Oh and it continues to the Police there too, at the end of the show we were one of many hundreds of cars, busses, scooters heading down the winding lanes from the theatre till we came at a right angles to a dual carriageway, in the middle of which was a policeman motioning for us to enter straight away, trouble was at this time there were cars heading in BOTH DIRECTIONS AT SPEED in front of us, so we just closed our eyes gassed it and, hey it worked, haven’t a Scooby HOW it worked, but again I’m here to tell the story! So it worked.

So after this the trip was drawing to a close, and as our flights were from Athens, and early, we returned to the area around Athens staying in Glyfada. Remember where I said I’d spent my first foreign holiday?

Well to be honest that first trip nearly put me off for life. On that trip we three fresh faced individuals were bussed from the airport, past armed Police, something I’d never seen at that time, it was years ago, past pavements with no pavement, to a Hotel and a room for three guys. With 3 beds so close together you couldn’t walk between them, when I walked to the balcony pushed the doors open only to have them spring back and smack me in the head. When I tried again, a little slower I saw that there was a rope across the outside of the doors holding them closed, as the balcony had fallen off!

We couldn’t leave as the hotel had our passports, so we wandered around what was sold to us as “Well Glyfada to Athens is Porthcawl (Welsh seaside resort) to Cardiff, as in where all the city dwellers go for a day by the sea” to be greeted with a crumbling, dusty, location with a few bars some rough looking small beaches.
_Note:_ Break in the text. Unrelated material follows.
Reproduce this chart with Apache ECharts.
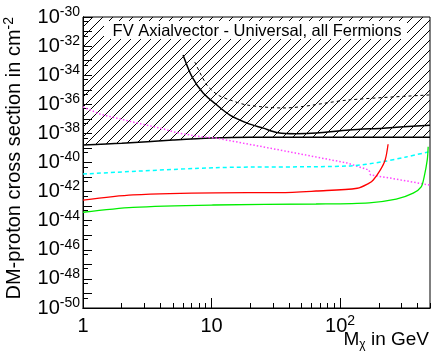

Where we proceeded to spend a week eating Burgers, in the only burger place, with so much Garlic Vampires haven’t been a problem ever since, and all three of us trying to chat up the one young female, in the only bar we found with ANY life. As we thought she said her boyfriend wasn’t about, but what she actually said, we found out on the last night was, he was the other bar person! So needless to say after a trip like that it was a while before I ventured outside the UK again.
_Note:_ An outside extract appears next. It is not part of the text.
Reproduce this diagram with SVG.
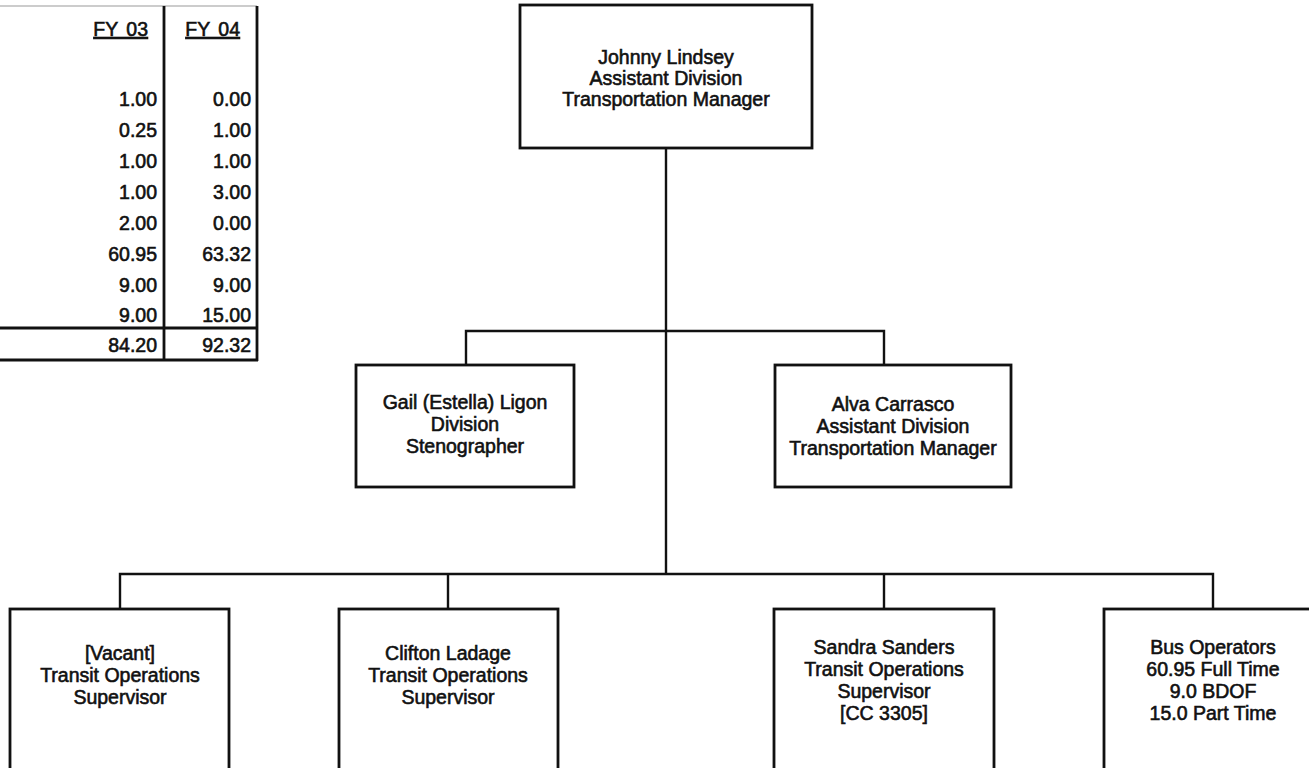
<svg xmlns="http://www.w3.org/2000/svg" width="1309" height="768" viewBox="0 0 1309 768">
<style>
.bg{fill:#ffffff}
.box{fill:#ffffff;stroke:#111;stroke-width:2.8}
.con{fill:none;stroke:#111;stroke-width:2.4}
.tl{fill:none;stroke:#111;stroke-width:2.8}
.thin{fill:none;stroke:#999;stroke-width:1}
.t{font-family:"Liberation Sans",Arial,sans-serif;font-size:19.5px;fill:#111;stroke:#111;stroke-width:0.6;text-anchor:middle}
.n{font-family:"Liberation Sans",Arial,sans-serif;font-size:19.5px;fill:#111;stroke:#111;stroke-width:0.6;text-anchor:end}
.u{text-decoration:underline;word-spacing:3px}
</style>
<rect class="bg" x="0" y="0" width="1309" height="768"/>

<g id="fte-table">
<line class="thin" x1="0" y1="6" x2="257" y2="6"/>
<line class="tl" x1="164" y1="6" x2="164" y2="361"/>
<line class="tl" x1="257" y1="6" x2="257" y2="361"/>
<line class="tl" x1="0" y1="328" x2="258" y2="328"/>
<line class="tl" x1="0" y1="360" x2="258" y2="360"/>
<text class="n u" x="148" y="36">FY 03</text>
<text class="n u" x="240" y="36">FY 04</text>
<text class="n" x="157" y="106">1.00</text><text class="n" x="251" y="106">0.00</text>
<text class="n" x="157" y="137">0.25</text><text class="n" x="251" y="137">1.00</text>
<text class="n" x="157" y="168">1.00</text><text class="n" x="251" y="168">1.00</text>
<text class="n" x="157" y="199">1.00</text><text class="n" x="251" y="199">3.00</text>
<text class="n" x="157" y="230">2.00</text><text class="n" x="251" y="230">0.00</text>
<text class="n" x="157" y="261">60.95</text><text class="n" x="251" y="261">63.32</text>
<text class="n" x="157" y="292">9.00</text><text class="n" x="251" y="292">9.00</text>
<text class="n" x="157" y="322">9.00</text><text class="n" x="251" y="322">15.00</text>
<text class="n" x="157" y="352">84.20</text><text class="n" x="251" y="352">92.32</text>
</g>

<g id="connectors">
<line class="con" x1="666" y1="148" x2="666" y2="574"/>
<polyline class="con" points="466,365 466,331 884,331 884,365"/>
<polyline class="con" points="120,609 120,574 1213,574 1213,609"/>
<line class="con" x1="448" y1="574" x2="448" y2="609"/>
<line class="con" x1="884" y1="574" x2="884" y2="609"/>
</g>

<g id="johnny-lindsey">
<rect class="box" x="520" y="5" width="292" height="143"/>
<text class="t" x="666" y="64">Johnny Lindsey</text>
<text class="t" x="666" y="85">Assistant Division</text>
<text class="t" x="666" y="106">Transportation Manager</text>
</g>

<g id="gail-ligon">
<rect class="box" x="356" y="365" width="218" height="122"/>
<text class="t" x="465" y="409">Gail (Estella) Ligon</text>
<text class="t" x="465" y="431">Division</text>
<text class="t" x="465" y="453">Stenographer</text>
</g>

<g id="alva-carrasco">
<rect class="box" x="775" y="365" width="236" height="122"/>
<text class="t" x="893" y="411">Alva Carrasco</text>
<text class="t" x="893" y="433">Assistant Division</text>
<text class="t" x="893" y="455">Transportation Manager</text>
</g>

<g id="vacant">
<rect class="box" x="10" y="609" width="219" height="170"/>
<text class="t" x="120" y="660">[Vacant]</text>
<text class="t" x="120" y="682">Transit Operations</text>
<text class="t" x="120" y="704">Supervisor</text>
</g>

<g id="clifton-ladage">
<rect class="box" x="339" y="609" width="219" height="170"/>
<text class="t" x="448" y="660">Clifton Ladage</text>
<text class="t" x="448" y="682">Transit Operations</text>
<text class="t" x="448" y="704">Supervisor</text>
</g>

<g id="sandra-sanders">
<rect class="box" x="774" y="609" width="220" height="170"/>
<text class="t" x="884" y="654">Sandra Sanders</text>
<text class="t" x="884" y="676">Transit Operations</text>
<text class="t" x="884" y="698">Supervisor</text>
<text class="t" x="884" y="720">[CC 3305]</text>
</g>

<g id="bus-operators">
<rect class="box" x="1104" y="609" width="219" height="170"/>
<text class="t" x="1213" y="654">Bus Operators</text>
<text class="t" x="1213" y="676">60.95 Full Time</text>
<text class="t" x="1213" y="698">9.0 BDOF</text>
<text class="t" x="1213" y="720">15.0 Part Time</text>
</g>
</svg>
Oh and it was in that bar that I was given another life lesson, don’t drink flamin’ Ars*holes when your drunk, as we witnessed one poor sole at the other end of the bar nearly losing half an eyebrow by not realising the others with him were lifting the glass to their lips BLOWING OUT the flame THEN drinking the contents!

So I can say it was with some trepidation that I returned to this local. My thinking being:

  • I needed to be close to the airport
  • It was only for one night
  • The Olympics had been to Greece in the intervening years so it must have got better … hadn’t it!?
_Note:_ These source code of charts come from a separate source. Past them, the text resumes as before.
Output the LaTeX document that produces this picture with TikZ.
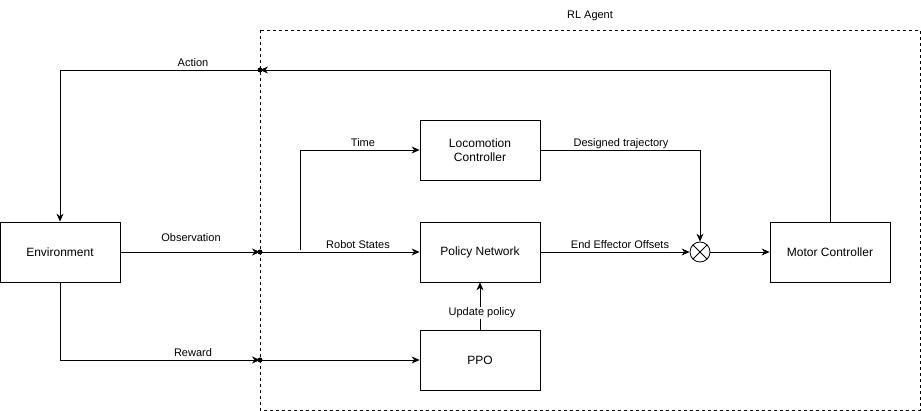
\documentclass[tikz,border=0pt]{standalone}
\usepackage{fontspec}
\setmainfont{Liberation Sans}
\usetikzlibrary{arrows.meta}
\begin{document}
\begin{tikzpicture}[x=1pt,y=-1pt,
  blk/.style={draw,line width=0.8pt,minimum width=120pt,minimum height=60pt,inner sep=0pt,font=\fontsize{12}{14}\selectfont,align=center},
  lbl/.style={font=\fontsize{11}{13}\selectfont,inner sep=0pt},
  conn/.style={line width=0.8pt,-{Stealth[length=8pt,width=7pt]}},
  portdot/.style={circle,fill=black,inner sep=0pt,minimum size=5pt}]
\useasboundingbox (0,0) rectangle (921,411);
\draw[dashed,line width=0.6pt] (260,30) rectangle (920,410);
\node[lbl] (rl) at (590,16) {RL Agent};
\node[blk] (env) at (60,252) {Environment};
\node[blk] (loco) at (480,150) {Locomotion\\Controller};
\node[blk] (pol) at (480,252) {Policy Network};
\node[blk] (ppo) at (480,360) {PPO};
\node[blk] (mot) at (830,252) {Motor Controller};
\node[draw,circle,line width=0.8pt,minimum size=20pt,inner sep=0pt] (mix) at (700,252) {};
\draw[line width=0.8pt] (mix.45) -- (mix.225) (mix.135) -- (mix.315);
\coordinate (pa) at (260,70);
\coordinate (po) at (260,252);
\coordinate (pr) at (260,360);
\coordinate (tb) at (300,250);
% Action
\draw[conn] (mot.north) |- (pa);
\draw[conn] (pa) -| (env.north);
\node[lbl] at (193,63) {Action};
% Observation
\draw[conn] (env.east) -- (po);
\draw[conn] (po) -- (pol.west);
\node[lbl] at (191,238) {Observation};
\node[lbl] at (358,245) {Robot States};
% Time
\draw[conn] (tb) |- (loco.west);
\node[lbl] at (363,143) {Time};
% Designed trajectory
\draw[conn] (loco.east) -| (mix.north);
\node[lbl] at (621,144) {Designed trajectory};
% End effector offsets
\draw[conn] (pol.east) -- (mix.west);
\node[lbl] at (620,245) {End Effector Offsets};
\draw[conn] (mix.east) -- (mot.west);
% Reward
\draw[conn] (env.south) |- (pr);
\draw[conn] (pr) -- (ppo.west);
\node[lbl] at (193,353) {Reward};
% Update policy
\draw[conn] (ppo.north) -- (pol.south);
\node[lbl,fill=white,inner sep=1pt] at (482,313) {Update policy};
% ports
\node[portdot] at (pa) {};
\node[portdot] at (po) {};
\node[portdot] at (pr) {};
\end{tikzpicture}
\end{document}
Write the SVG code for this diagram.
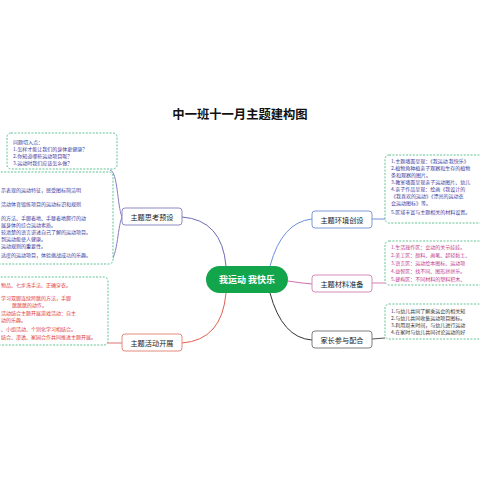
<svg xmlns="http://www.w3.org/2000/svg" width="480" height="480" viewBox="0 0 480 480">
<style>
text{font-family:"Noto Sans CJK SC","Noto Sans CJK JP",sans-serif}
.title{font-size:12.3px;font-weight:bold;fill:#111;text-anchor:middle}
.node rect{fill:#fff;stroke-width:0.9}
.nt{font-size:7.2px;fill:#222;text-anchor:middle}
.dash{fill:#fff;stroke:#3cb37a;stroke-width:0.8;stroke-dasharray:2 1.4}
.t{font-size:5px}
.blue{fill:#3c3c9c}
.red{fill:#e0403a}
.mag{fill:#c0408a}
.dark{fill:#333}
.conn path{fill:none;stroke-width:1}
</style>
<rect width="480" height="480" fill="#fff"/>
<text class="title" x="240" y="119">中一班十一月主题建构图</text>

<g id="connectors" class="conn">
<path d="M182,217 Q222,220 226,266" stroke="#6b6bb5"/>
<path d="M182,343 Q222,340 226,293" stroke="#e06050"/>
<path d="M270,266 Q282,222 312,219" stroke="#6a90e0"/>
<path d="M288,281 Q300,283 312,284" stroke="#d070b0"/>
<path d="M270,293 Q282,338 312,340" stroke="#333"/>
<path d="M110,170 C118,172 117,205 122,217 C117,229 118,260 108,263" stroke="#8080c0"/>
<path d="M106,343 L122,343" stroke="#e07070"/>
<path d="M372,219 L385,219" stroke="#7090d0"/>
<path d="M372,283 L385,283" stroke="#d080b0"/>
<path d="M372,339 L385,338" stroke="#555"/>
</g>

<g id="center">
<rect x="206" y="266" width="82" height="27" rx="13.5" fill="#13a54c"/>
<text x="247" y="283" font-size="9" font-weight="bold" fill="#fff" text-anchor="middle">我运动 我快乐</text>
</g>

<g id="n-think" class="node">
<rect x="122" y="208" width="60" height="17" rx="3" stroke="#8080c0"/>
<text class="nt" x="152" y="219.5">主题思考预设</text>
</g>
<g id="n-activity" class="node">
<rect x="122" y="334" width="60" height="17" rx="3" stroke="#e08070"/>
<text class="nt" x="152" y="345.5">主题活动开展</text>
</g>
<g id="n-env" class="node">
<rect x="312" y="211" width="60" height="17" rx="3" stroke="#7090d0"/>
<text class="nt" x="342" y="222.5">主题环境创设</text>
</g>
<g id="n-material" class="node">
<rect x="312" y="275" width="60" height="17" rx="3" stroke="#d080b0"/>
<text class="nt" x="342" y="286.5">主题材料准备</text>
</g>
<g id="n-parent" class="node">
<rect x="312" y="331" width="60" height="17" rx="3" stroke="#707070"/>
<text class="nt" x="342" y="342.5">家长参与配合</text>
</g>

<g id="d-question">
<rect class="dash" x="7" y="133" width="110" height="36" rx="4"/>
<text class="t blue" x="13" y="144">问题切入点：</text>
<text class="t blue" x="13" y="151">1.怎样才能让我们的身体更健康？</text>
<text class="t blue" x="13" y="158">2.你知道哪些运动项目呢？</text>
<text class="t blue" x="13" y="165">3.运动时我们应该怎么做？</text>
</g>

<g id="d-goals">
<rect class="dash" x="-10" y="172" width="123" height="92" rx="4"/>
<text class="t blue" x="1" y="192">示表现的运动特征，感受图标简洁明</text>
<text class="t blue" x="1" y="206">活动体育锻炼项目的运动标识和规则</text>
<text class="t blue" x="1" y="220">的方法、手脚着地、手膝着地爬行的动</text>
<text class="t blue" x="1" y="227">展身体的综合运动素质。</text>
<text class="t blue" x="1" y="234">较清楚的语言讲述自己了解的运动项目。</text>
<text class="t blue" x="1" y="241">到运动能使人健康。</text>
<text class="t blue" x="1" y="248">运动规则的重要性。</text>
<text class="t blue" x="1" y="257">适度的运动项目，体验挑战成功的乐趣。</text>
</g>

<g id="d-activity">
<rect class="dash" x="-10" y="277" width="118" height="68" rx="4"/>
<text class="t red" x="1" y="287">物品、七步洗手法、正确穿衣。</text>
<text class="t red" x="1" y="300">学习双脚连续跨跳的方法，手脚</text>
<text class="t red" x="12" y="307">跳跳跳的动作。</text>
<text class="t red" x="1" y="315">活动结合主题开展游戏活动：自主</text>
<text class="t red" x="1" y="322">动的乐趣。</text>
<text class="t red" x="1" y="331">、小组活动、个别化学习相结合。</text>
<text class="t red" x="1" y="339">结合、渗透、家园合作共同推进主题开展。</text>
</g>

<g id="d-env">
<rect class="dash" x="385" y="155" width="110" height="68" rx="4"/>
<text class="t blue" x="391" y="163">1.主题墙面呈现：《我运动 我快乐》</text>
<text class="t blue" x="391" y="170">2.植物角种植亲子观察和生存的植物</text>
<text class="t blue" x="391" y="177">条和观察的图片。</text>
<text class="t blue" x="391" y="184">3.教室墙面呈现亲子运动图片、幼儿</text>
<text class="t blue" x="391" y="191">4.亲子作品呈现：绘画《我设计的</text>
<text class="t blue" x="391" y="198">《我喜欢的运动》《漂亮的运动衣</text>
<text class="t blue" x="391" y="205">会运动图标》等。</text>
<text class="t blue" x="391" y="214">5.区域丰富与主题相关的材料设置。</text>
</g>

<g id="d-material">
<rect class="dash" x="385" y="241" width="110" height="44" rx="4"/>
<text class="t mag" x="391" y="249">1.生活操作区：会动的关节娃娃。</text>
<text class="t mag" x="391" y="257">2.美工区：颜料、画笔、超轻黏土、</text>
<text class="t mag" x="391" y="265">3.语言区：运动绘本图标、运动项</text>
<text class="t mag" x="391" y="273">4.益智区：找不同、图形拼拼乐。</text>
<text class="t mag" x="391" y="281">5.建构区：不同材料的塑料积木、</text>
</g>

<g id="d-parent">
<rect class="dash" x="385" y="304" width="110" height="35" rx="4"/>
<text class="t dark" x="391" y="312.5">1.与幼儿共同了解乘运会的相关知</text>
<text class="t dark" x="391" y="319.5">2.与幼儿共同收集运动项目图标。</text>
<text class="t dark" x="391" y="326.5">3.利用周末时间，与幼儿进行运动</text>
<text class="t dark" x="391" y="333.5">4.在家时与幼儿共同讨论运动的好</text>
</g>
</svg>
Well to be honest it had,but was still not a place I would want to spend any time in, as there were now some very nice beaches, but they’d all been turned into beach clubs where you had to pay an entrance fee.

Luckily our hotel had a very nice pool on the roof, the rooms were functional and it was a good way to split the return journey.

So lasting memories of this trip: mad drivers, the magnificent views, the cleanliness of Athens (especially public transport), the mad “sculptures” in the centre of Athens, the toilets and the heat. Would I visit again? Yes, but I would pay for the best hotels I could afford.